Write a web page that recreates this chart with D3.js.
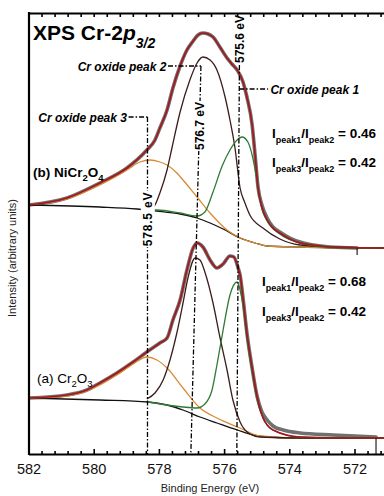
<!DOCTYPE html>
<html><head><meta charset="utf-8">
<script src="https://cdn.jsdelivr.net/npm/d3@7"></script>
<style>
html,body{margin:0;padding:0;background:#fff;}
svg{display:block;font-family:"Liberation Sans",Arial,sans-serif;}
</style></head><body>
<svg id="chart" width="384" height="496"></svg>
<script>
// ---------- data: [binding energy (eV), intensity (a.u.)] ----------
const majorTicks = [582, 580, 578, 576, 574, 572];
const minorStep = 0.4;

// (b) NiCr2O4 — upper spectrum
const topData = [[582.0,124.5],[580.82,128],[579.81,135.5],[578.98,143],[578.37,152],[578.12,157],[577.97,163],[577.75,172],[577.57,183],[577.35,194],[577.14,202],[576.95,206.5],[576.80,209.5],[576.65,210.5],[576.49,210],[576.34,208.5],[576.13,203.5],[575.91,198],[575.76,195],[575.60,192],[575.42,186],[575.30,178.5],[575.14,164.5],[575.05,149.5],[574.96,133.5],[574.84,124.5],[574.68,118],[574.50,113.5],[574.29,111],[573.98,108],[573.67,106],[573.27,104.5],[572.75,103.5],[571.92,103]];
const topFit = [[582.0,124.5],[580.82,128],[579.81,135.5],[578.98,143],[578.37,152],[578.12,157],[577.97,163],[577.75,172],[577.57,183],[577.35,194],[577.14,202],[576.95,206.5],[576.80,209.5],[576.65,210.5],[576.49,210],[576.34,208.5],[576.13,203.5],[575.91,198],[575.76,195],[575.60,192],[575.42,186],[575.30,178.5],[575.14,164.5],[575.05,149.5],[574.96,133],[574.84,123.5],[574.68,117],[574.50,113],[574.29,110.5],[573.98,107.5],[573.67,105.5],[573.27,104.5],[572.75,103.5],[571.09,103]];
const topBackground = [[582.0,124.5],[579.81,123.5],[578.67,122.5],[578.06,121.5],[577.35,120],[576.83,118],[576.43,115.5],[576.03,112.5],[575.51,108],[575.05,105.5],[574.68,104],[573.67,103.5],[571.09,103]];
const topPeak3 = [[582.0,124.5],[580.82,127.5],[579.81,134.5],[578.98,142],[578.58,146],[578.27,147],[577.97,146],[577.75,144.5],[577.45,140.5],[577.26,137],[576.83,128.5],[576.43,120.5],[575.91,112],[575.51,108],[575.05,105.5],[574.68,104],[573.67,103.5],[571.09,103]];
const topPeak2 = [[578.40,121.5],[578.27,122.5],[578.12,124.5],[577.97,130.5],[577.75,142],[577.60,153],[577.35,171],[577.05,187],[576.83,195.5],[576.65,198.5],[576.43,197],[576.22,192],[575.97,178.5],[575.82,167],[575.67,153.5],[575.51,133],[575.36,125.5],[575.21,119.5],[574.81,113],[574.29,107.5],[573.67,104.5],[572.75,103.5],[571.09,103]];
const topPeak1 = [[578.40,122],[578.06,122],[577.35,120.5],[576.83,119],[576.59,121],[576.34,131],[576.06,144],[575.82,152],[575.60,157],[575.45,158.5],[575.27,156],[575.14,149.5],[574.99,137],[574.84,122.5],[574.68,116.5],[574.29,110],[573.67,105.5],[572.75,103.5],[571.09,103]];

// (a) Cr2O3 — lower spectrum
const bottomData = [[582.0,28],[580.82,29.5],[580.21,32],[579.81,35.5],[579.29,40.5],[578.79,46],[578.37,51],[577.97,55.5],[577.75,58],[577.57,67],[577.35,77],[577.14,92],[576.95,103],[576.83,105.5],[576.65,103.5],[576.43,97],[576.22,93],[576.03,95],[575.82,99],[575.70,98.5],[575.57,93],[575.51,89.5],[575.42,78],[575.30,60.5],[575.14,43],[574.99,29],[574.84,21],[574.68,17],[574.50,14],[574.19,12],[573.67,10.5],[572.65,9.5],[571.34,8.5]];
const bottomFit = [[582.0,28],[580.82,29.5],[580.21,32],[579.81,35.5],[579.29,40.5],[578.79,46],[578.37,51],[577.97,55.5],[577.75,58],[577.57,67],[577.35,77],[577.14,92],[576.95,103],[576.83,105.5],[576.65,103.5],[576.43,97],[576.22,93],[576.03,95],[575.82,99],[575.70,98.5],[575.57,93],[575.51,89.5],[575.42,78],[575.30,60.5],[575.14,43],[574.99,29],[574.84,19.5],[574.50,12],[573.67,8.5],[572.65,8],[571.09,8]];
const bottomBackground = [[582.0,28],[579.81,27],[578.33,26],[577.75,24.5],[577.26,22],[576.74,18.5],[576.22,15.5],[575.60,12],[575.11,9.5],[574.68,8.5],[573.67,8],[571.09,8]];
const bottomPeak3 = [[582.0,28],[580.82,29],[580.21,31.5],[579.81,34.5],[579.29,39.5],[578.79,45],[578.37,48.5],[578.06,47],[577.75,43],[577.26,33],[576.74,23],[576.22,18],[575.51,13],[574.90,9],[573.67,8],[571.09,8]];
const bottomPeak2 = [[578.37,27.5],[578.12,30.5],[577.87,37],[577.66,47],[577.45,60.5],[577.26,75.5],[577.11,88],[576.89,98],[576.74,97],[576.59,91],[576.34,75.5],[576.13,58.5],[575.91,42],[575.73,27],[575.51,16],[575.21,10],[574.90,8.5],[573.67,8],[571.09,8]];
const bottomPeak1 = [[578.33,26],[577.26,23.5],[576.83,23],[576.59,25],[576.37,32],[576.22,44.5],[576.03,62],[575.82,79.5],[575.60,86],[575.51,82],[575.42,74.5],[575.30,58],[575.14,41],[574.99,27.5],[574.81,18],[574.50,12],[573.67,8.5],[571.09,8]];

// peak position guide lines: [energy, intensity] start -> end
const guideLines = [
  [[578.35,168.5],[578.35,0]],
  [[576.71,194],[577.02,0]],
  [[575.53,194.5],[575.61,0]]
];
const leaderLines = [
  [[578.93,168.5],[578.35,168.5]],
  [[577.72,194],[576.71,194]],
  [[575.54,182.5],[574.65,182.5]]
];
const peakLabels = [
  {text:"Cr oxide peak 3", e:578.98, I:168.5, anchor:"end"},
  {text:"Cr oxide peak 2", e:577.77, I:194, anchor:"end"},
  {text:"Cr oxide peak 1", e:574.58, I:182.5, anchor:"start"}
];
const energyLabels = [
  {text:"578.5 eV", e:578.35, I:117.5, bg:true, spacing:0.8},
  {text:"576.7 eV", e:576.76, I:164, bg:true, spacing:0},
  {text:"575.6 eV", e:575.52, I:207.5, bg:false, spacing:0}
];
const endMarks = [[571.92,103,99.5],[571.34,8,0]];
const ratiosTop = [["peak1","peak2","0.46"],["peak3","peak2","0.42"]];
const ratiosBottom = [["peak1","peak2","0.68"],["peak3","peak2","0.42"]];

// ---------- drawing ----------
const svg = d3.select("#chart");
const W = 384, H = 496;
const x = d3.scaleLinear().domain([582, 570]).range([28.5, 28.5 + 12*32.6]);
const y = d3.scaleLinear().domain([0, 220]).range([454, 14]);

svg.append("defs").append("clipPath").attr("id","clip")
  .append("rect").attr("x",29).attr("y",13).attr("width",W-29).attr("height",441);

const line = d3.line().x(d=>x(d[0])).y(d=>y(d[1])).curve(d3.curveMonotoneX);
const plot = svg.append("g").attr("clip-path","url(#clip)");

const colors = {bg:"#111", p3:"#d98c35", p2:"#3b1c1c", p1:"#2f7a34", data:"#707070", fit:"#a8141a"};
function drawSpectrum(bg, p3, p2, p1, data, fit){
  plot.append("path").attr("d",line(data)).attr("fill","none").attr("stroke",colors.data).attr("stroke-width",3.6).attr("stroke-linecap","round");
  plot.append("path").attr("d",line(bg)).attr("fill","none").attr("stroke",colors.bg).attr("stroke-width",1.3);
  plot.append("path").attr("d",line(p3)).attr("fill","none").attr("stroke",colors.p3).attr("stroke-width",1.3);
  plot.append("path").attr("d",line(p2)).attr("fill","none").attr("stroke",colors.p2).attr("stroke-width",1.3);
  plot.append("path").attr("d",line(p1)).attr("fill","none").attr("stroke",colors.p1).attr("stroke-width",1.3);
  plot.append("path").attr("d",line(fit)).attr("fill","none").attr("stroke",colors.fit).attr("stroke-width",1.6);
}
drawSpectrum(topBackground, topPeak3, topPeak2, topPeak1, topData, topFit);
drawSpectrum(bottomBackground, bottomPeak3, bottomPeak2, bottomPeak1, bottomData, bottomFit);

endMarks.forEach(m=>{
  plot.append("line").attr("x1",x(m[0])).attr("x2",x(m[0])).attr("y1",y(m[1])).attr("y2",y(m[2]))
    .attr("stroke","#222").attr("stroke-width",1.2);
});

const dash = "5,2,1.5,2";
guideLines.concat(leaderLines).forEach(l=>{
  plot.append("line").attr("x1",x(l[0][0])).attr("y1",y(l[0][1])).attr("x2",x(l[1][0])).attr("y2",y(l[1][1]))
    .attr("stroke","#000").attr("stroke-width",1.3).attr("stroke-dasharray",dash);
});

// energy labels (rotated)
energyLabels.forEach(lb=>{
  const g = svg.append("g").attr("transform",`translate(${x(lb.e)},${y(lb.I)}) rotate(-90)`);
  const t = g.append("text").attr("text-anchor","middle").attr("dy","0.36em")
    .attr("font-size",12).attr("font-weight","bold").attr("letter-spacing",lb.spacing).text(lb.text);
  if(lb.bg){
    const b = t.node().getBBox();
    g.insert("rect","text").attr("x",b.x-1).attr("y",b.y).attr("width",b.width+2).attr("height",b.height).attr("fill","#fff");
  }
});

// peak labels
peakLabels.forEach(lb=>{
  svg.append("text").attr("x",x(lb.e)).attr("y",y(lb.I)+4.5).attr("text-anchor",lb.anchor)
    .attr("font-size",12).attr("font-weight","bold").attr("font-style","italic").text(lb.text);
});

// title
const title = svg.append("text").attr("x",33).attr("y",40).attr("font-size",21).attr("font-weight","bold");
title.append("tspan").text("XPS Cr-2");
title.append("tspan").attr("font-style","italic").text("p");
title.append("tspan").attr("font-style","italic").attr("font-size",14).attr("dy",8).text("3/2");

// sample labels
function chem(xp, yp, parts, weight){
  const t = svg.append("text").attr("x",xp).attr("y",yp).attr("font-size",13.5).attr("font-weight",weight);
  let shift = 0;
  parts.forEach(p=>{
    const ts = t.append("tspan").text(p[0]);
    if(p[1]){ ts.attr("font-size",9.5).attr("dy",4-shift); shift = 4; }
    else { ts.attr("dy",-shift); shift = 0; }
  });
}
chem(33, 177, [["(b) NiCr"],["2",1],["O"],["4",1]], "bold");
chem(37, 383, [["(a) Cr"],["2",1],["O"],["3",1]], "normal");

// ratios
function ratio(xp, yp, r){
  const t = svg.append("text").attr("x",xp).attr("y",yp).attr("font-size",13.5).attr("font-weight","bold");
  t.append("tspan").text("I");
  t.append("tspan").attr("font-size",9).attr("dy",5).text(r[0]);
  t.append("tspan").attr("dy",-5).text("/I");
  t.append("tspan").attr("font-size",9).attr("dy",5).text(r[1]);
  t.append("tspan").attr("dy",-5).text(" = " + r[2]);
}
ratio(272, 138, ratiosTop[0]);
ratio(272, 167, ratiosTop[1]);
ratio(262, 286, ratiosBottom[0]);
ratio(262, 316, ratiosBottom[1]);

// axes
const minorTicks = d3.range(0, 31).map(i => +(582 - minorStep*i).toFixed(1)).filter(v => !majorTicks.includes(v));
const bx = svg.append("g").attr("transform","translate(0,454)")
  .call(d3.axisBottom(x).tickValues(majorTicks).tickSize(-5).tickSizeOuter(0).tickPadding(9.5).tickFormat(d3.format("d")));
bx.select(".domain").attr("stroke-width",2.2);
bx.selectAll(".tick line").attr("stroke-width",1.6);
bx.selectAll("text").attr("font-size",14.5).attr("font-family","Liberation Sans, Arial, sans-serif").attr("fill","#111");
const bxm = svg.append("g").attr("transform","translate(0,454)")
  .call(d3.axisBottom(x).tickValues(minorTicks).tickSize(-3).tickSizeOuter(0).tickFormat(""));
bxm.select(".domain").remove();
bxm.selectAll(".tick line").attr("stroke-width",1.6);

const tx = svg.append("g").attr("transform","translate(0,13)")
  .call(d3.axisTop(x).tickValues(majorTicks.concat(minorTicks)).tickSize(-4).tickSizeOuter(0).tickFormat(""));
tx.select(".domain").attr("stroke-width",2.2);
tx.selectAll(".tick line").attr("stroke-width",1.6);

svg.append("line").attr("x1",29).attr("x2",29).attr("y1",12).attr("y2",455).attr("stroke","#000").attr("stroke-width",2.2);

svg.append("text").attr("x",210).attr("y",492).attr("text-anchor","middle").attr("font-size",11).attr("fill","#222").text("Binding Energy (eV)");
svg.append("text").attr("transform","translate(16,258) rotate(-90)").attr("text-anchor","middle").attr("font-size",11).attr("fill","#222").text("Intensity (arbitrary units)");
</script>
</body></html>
━━━━━━━━━━━━━━━━
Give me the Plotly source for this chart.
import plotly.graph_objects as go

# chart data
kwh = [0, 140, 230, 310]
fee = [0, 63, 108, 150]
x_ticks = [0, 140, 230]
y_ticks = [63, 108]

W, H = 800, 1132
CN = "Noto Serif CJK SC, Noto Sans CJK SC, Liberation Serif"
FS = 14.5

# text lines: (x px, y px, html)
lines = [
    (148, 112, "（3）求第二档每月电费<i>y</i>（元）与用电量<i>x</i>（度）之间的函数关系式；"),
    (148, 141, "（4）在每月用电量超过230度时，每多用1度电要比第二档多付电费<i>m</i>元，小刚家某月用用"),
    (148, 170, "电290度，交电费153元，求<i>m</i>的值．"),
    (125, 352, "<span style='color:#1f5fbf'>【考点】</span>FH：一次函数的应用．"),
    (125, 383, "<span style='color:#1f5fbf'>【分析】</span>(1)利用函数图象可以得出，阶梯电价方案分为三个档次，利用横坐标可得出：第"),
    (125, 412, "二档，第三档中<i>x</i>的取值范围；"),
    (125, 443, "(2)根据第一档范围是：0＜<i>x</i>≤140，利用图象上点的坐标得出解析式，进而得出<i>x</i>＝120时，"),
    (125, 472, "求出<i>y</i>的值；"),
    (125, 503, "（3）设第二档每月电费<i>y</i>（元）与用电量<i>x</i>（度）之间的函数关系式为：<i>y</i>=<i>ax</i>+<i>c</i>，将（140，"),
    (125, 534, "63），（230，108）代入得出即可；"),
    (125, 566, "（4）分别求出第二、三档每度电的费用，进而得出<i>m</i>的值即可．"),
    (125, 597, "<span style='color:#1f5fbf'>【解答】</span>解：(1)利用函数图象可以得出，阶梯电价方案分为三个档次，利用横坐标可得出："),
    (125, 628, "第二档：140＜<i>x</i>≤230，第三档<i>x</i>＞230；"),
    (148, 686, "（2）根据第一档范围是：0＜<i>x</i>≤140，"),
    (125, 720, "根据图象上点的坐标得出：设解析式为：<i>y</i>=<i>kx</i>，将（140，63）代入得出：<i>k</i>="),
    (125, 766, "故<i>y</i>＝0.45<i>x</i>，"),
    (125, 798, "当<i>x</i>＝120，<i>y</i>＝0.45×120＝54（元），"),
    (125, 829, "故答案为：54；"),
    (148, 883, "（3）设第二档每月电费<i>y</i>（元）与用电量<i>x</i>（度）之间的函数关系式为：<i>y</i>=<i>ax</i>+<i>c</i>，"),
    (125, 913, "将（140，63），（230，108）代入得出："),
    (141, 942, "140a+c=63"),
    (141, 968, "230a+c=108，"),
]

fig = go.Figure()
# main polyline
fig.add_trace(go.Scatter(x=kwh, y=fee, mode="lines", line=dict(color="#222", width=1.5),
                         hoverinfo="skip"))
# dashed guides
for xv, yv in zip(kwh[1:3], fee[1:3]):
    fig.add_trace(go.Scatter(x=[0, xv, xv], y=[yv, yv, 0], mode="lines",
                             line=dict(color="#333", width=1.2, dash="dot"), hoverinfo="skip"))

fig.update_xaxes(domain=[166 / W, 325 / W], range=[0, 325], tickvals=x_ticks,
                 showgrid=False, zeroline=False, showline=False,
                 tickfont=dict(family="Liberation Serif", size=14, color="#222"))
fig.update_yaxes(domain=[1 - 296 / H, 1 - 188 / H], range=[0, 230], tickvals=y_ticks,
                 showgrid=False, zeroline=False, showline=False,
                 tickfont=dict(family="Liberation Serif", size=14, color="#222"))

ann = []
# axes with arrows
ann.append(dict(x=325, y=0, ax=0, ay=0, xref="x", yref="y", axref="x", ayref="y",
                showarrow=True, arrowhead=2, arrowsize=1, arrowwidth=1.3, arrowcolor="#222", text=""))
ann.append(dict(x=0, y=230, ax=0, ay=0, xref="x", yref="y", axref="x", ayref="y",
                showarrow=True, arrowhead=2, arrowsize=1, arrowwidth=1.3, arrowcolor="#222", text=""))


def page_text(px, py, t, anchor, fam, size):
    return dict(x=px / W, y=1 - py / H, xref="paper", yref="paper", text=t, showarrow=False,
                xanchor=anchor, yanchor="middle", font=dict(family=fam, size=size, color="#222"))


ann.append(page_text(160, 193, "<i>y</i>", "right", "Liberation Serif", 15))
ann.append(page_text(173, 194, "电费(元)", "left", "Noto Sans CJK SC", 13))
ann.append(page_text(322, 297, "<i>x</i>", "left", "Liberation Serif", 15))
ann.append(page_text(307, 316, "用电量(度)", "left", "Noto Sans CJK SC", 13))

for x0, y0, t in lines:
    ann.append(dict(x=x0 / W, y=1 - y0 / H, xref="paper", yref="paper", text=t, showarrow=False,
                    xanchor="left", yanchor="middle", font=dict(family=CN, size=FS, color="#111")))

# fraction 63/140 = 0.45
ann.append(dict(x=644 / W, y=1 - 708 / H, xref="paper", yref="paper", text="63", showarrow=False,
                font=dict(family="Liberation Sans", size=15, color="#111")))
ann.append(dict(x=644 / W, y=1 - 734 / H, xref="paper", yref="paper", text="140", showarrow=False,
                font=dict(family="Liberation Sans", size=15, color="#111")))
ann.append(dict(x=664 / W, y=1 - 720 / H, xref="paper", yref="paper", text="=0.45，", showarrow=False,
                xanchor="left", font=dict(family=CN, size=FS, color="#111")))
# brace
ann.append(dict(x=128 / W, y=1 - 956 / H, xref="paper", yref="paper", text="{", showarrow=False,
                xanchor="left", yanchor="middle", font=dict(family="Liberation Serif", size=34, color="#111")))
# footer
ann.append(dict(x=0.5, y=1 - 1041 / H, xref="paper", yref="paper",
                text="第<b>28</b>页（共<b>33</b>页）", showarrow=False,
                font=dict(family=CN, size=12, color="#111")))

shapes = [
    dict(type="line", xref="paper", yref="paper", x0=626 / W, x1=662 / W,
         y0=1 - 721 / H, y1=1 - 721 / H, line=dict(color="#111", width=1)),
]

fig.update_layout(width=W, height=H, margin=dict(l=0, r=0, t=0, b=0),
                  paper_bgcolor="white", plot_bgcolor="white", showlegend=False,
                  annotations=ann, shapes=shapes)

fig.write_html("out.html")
━━━━━━━━━━━━━━━━
Restate word for word the lines that begin at the one with "Write a web" and end at the one with "const minorStep = 0.4;", including both, and leave every picture aside.

Write a web page that recreates this chart with D3.js.
<!DOCTYPE html>
<html><head><meta charset="utf-8">
<script src="https://cdn.jsdelivr.net/npm/d3@7"></script>
<style>
html,body{margin:0;padding:0;background:#fff;}
svg{display:block;font-family:"Liberation Sans",Arial,sans-serif;}
</style></head><body>
<svg id="chart" width="384" height="496"></svg>
<script>
// ---------- data: [binding energy (eV), intensity (a.u.)] ----------
const majorTicks = [582, 580, 578, 576, 574, 572];
const minorStep = 0.4;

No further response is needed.